From that position, I could record with good overall sound if I rolled off a lot of the bass. A better sound was achieved pointing straight at the neck, and adding a condenser to grab the picking sounds. With those two mics already on hand, I again played with rotation of the mic and found that the off-axis rejection was superb, so it seemed that the D82 would be a good “side” mic. Indeed it was, and the stereo image that it produced was very wide and clear as the mic caught all of the details of the room and the reflections.

The D82 is a very useful mic and stands on its own. It doesn’t really sound like the Royer or Blue ribbon mics, which seem to present a little more top end. There’s little comparison to vintage ribbon mics either, as it is rugged, durable, quiet, and still has a different personality than the older designs. It’s welcome in the studio, and I look forward to using it again. I didn’t get a chance to use it onstage, but with the build quality and high SPL handling, I wouldn’t be worried to take it on the road. Being very mindful of placement and pairing it with a shock-mount seem to be important concerns, but if those considerations can be met, this mic won’t disappoint.

Brandon T. Hickey is an audio pro and rabid Blackhawks fan.

Product Summary



PRICE: $159

PROS: Ribbon mic sound in a light, rugged package.

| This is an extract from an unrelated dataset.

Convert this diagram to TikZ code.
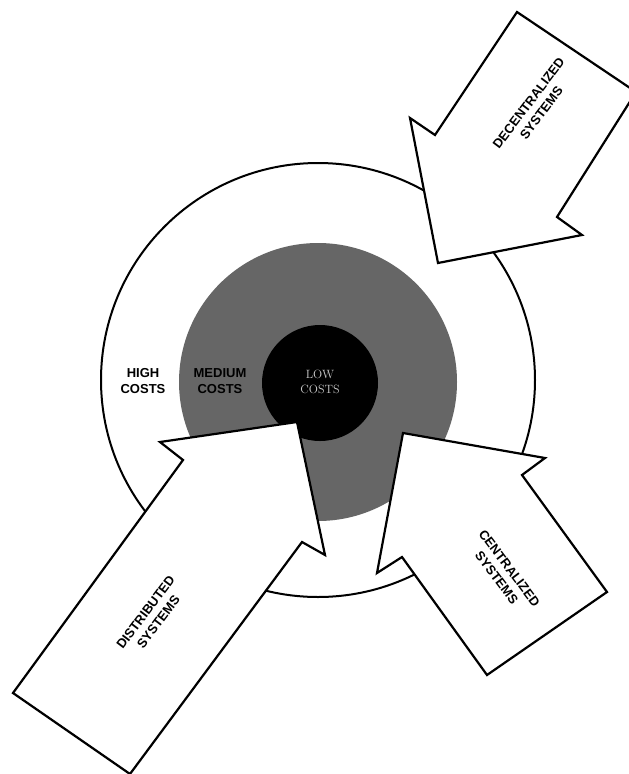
\documentclass[tikz,border=0pt]{standalone}
\usepackage{fontspec}
\setsansfont{Liberation Sans}
\begin{document}
\begin{tikzpicture}[x=1pt, y=-1pt,
    ring/.style={draw, line width=2pt, fill=white},
    zone/.style={fill=black!60},
    core/.style={fill=black},
    bigarrow/.style={draw, line width=2.2pt, fill=white, line join=miter},
    lbl/.style={align=center, font=\sffamily\bfseries\fontsize{13}{16}\selectfont},
    lowlbl/.style={align=center, text=black!20, font=\fontsize{12}{15}\selectfont}
]
\useasboundingbox (0,0) rectangle (629,774);
% cost rings
\draw[ring] (318,380) circle (217);
\fill[zone] (318,382) circle (139);
\fill[core] (320,383) circle (58);
\node[lbl] (high) at (143,381) {HIGH\\COSTS};
\node[lbl] (medium) at (220,381) {MEDIUM\\COSTS};
\node[lowlbl] (low) at (320,382) {LOW\\COSTS};
% system arrows
\begin{scope}
\clip (0,0) rectangle (629,774);
\draw[bigarrow] (517,12) -- (636,92) -- (557,217) -- (582,235) -- (438,263)
    -- (410,118) -- (435,135) -- cycle;
\draw[bigarrow] (130,774) -- (13,693) -- (183,460) -- (160,442) -- (297,422)
    -- (325,555) -- (302,542) -- cycle;
\draw[bigarrow] (403,433) -- (545,458) -- (522,475) -- (607,592) -- (487,675)
    -- (402,557) -- (377,573) -- cycle;
\end{scope}
\node[lbl, rotate=53] (decentral) at (535,108) {DECENTRALIZED\\SYSTEMS};
\node[lbl, rotate=53] (distrib) at (152,617) {DISTRIBUTED\\SYSTEMS};
\node[lbl, rotate=-53] (central) at (503,573) {CENTRALIZED\\SYSTEMS};
\end{tikzpicture}
\end{document}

CONS: No shock-mount provided.

Try This

A figure-of-8 polar pattern is not just double cardioid. The lobes are more directional than even the hypercardioid pattern and off-axis rejection is unparalleled. When two amps must share one iso booth, try setting up the cabinets in a right angle with their speakers axis’ aimed at the same space, but 90˚ perpendicular to one another. Set up two ribbon mics at the convergence point of the speakers’ energy, one pointed at each amp, with each mic’s null point aligned with the opposite amp. You’ll get great on-axis sound, with very little bleed.